Today, Sky Greens’ lettuce is sold in a single market chain, where the price is about 20% above the cost of other leafy vegetables. Consumers are willing to pay more for the goods because it is tasty and very fresh -- usually just a day old.
Once the capital costs are paid off, the price of vertical farm lettuce could be less than imported lettuce. The cost of erecting one 30-foot-high tower with 38 tiers of growing troughs is about $11,000. Sky Greens wants to expand its current operation to 2,000 towers, reaching a total cost of roughly $26 million.
What seems most obvious about the Sky Greens venture is how important it has become for Singapore to become food independent.

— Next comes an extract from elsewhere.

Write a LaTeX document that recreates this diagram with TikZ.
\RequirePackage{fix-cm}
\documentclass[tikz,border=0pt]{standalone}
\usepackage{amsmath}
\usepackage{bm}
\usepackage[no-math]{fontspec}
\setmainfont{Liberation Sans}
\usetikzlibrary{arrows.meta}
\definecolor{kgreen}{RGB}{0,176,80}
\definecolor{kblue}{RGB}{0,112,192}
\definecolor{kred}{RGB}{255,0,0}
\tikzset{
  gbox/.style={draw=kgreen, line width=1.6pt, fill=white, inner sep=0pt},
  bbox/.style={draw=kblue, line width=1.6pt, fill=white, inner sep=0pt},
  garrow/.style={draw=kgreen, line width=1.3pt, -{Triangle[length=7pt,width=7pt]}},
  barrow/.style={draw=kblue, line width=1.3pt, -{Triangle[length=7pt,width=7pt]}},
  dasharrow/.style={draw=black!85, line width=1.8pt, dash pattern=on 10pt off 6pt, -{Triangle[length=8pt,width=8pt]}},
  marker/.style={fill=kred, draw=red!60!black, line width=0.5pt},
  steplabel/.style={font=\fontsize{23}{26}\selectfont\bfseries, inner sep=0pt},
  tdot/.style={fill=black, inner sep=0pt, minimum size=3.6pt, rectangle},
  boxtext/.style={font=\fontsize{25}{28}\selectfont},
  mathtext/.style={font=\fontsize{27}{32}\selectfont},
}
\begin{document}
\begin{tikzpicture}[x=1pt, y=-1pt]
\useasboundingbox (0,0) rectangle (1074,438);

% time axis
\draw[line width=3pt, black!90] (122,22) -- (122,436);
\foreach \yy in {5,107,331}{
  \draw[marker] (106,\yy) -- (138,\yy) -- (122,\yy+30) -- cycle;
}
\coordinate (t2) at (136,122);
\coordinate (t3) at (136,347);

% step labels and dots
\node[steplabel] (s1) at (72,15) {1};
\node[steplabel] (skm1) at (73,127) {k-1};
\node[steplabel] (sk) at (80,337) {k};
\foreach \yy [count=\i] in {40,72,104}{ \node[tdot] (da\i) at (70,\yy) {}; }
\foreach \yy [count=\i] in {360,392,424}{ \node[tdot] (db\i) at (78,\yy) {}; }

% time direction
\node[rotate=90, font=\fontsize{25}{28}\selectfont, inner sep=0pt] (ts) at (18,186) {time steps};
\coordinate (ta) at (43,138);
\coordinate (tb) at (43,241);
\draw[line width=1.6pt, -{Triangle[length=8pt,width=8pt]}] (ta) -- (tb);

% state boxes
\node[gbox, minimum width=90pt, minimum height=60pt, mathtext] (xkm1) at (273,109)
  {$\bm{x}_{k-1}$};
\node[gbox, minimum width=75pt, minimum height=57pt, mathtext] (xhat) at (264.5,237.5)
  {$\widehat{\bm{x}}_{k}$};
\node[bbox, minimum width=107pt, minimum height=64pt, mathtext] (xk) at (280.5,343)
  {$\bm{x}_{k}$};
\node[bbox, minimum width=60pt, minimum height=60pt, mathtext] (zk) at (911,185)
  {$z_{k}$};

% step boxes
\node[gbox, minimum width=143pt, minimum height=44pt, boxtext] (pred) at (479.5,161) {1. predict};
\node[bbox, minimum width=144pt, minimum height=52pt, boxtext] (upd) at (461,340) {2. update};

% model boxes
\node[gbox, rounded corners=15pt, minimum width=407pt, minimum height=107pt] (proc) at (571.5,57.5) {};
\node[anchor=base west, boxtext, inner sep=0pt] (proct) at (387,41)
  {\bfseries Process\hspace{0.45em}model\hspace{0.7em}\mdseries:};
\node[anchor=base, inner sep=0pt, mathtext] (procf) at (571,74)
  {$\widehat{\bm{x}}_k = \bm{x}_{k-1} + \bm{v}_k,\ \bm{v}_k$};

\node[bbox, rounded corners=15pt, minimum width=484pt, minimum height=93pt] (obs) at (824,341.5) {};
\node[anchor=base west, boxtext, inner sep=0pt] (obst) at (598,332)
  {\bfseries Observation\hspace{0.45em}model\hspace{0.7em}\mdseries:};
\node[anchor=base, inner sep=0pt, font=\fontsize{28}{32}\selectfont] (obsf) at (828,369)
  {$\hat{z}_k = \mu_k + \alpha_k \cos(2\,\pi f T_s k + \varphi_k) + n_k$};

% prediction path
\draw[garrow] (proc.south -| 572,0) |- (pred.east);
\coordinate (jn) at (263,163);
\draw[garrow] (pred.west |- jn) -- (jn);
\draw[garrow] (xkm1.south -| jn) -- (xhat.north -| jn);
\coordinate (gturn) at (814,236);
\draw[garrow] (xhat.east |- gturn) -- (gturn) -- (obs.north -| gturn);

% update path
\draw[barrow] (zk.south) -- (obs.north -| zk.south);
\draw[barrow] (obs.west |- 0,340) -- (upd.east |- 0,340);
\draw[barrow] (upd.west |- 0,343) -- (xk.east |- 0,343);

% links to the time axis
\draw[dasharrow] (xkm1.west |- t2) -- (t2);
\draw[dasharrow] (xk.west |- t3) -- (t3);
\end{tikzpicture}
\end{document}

The country began moving toward water independence over several decades, going from importing nearly all of its water in the 1960s to cutting that amount to less than half in recent years.
The water initiative came after the country embarked in the 1970s on an ambitious plan to clean up its rivers and to capture rainwater by setting up a series of reservoirs. In 2008, the Marina Barrage dam was opened across the Marina Channel near a dense urban area of high rises and at the confluence of five rivers. The Barrage helps with flood control in nearby streets where more than 150 drain sensors are installed. The sensors detect if flooding is imminent and will tweet out warnings to residents to take precautions.

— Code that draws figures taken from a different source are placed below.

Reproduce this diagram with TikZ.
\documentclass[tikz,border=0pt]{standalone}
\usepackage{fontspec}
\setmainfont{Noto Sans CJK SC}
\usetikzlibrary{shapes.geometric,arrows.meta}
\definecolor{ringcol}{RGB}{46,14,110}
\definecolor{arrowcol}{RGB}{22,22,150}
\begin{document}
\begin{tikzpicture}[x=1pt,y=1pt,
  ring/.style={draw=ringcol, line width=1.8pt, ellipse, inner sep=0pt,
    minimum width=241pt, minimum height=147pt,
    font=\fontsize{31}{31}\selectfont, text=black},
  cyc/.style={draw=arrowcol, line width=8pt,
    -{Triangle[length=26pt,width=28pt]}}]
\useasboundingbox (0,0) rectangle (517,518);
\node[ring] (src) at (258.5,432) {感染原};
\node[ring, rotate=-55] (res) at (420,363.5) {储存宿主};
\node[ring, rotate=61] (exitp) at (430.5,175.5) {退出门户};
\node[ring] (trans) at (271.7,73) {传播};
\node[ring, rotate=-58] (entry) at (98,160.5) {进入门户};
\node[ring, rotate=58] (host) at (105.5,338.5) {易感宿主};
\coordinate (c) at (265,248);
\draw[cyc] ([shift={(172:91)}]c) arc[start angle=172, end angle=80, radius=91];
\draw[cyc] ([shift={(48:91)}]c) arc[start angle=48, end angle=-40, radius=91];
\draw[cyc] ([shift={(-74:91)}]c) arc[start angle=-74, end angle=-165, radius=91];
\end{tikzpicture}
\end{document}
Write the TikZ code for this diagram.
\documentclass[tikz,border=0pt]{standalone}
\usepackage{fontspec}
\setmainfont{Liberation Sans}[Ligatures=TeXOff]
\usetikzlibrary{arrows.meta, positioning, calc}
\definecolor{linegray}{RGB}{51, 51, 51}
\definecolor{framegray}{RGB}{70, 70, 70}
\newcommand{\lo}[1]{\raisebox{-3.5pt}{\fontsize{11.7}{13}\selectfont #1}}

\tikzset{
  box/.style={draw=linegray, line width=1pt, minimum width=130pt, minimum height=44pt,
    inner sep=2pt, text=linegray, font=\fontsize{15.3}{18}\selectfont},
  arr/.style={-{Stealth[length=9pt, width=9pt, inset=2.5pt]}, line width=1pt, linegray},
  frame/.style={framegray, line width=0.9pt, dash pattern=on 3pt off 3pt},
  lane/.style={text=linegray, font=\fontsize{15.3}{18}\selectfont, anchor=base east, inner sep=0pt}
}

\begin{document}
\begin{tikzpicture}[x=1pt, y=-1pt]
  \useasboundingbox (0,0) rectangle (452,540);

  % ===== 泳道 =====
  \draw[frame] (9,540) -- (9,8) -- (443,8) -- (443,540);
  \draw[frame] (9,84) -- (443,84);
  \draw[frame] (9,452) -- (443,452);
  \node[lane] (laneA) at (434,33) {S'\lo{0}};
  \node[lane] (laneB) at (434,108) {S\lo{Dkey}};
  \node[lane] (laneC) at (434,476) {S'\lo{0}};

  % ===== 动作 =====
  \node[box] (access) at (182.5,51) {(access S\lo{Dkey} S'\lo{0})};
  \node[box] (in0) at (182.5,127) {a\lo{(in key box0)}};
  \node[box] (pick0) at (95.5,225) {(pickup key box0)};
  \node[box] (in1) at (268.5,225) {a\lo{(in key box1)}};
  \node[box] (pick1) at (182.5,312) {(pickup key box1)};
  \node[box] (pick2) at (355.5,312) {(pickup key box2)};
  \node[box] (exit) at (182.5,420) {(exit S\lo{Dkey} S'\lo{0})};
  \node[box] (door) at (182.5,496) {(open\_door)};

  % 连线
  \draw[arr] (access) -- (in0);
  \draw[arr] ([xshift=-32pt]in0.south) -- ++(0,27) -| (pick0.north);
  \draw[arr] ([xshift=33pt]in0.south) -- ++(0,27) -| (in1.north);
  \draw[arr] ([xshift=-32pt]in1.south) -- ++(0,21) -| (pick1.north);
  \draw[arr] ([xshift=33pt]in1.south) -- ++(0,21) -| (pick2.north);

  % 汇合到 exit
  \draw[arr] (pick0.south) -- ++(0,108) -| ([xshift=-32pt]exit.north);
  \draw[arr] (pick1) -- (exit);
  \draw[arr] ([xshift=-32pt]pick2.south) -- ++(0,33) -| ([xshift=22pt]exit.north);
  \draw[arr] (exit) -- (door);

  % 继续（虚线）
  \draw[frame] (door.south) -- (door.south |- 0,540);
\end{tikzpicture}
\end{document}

Singapore also desalinates water and recaptures gray water with the use of membrane technology to create what it calls "New" water, which can be used for watering plants and a variety of other purposes.
Because Singapore is a small island nation, it's easy to see why water and food independence are major imperatives. As the world’s geo-political situation evolves in coming years and the nation becomes potentially more vulnerable, Singapore seems to be taking steps that should make it mostly self-reliant. Self-reliance was an imperative invoked by the nation’s beloved first prime minister, Lee Kuan Yew, who died last year. Average citizens and companies based in Singapore like Sky Greens seem to have taken Lee’s vision to heart.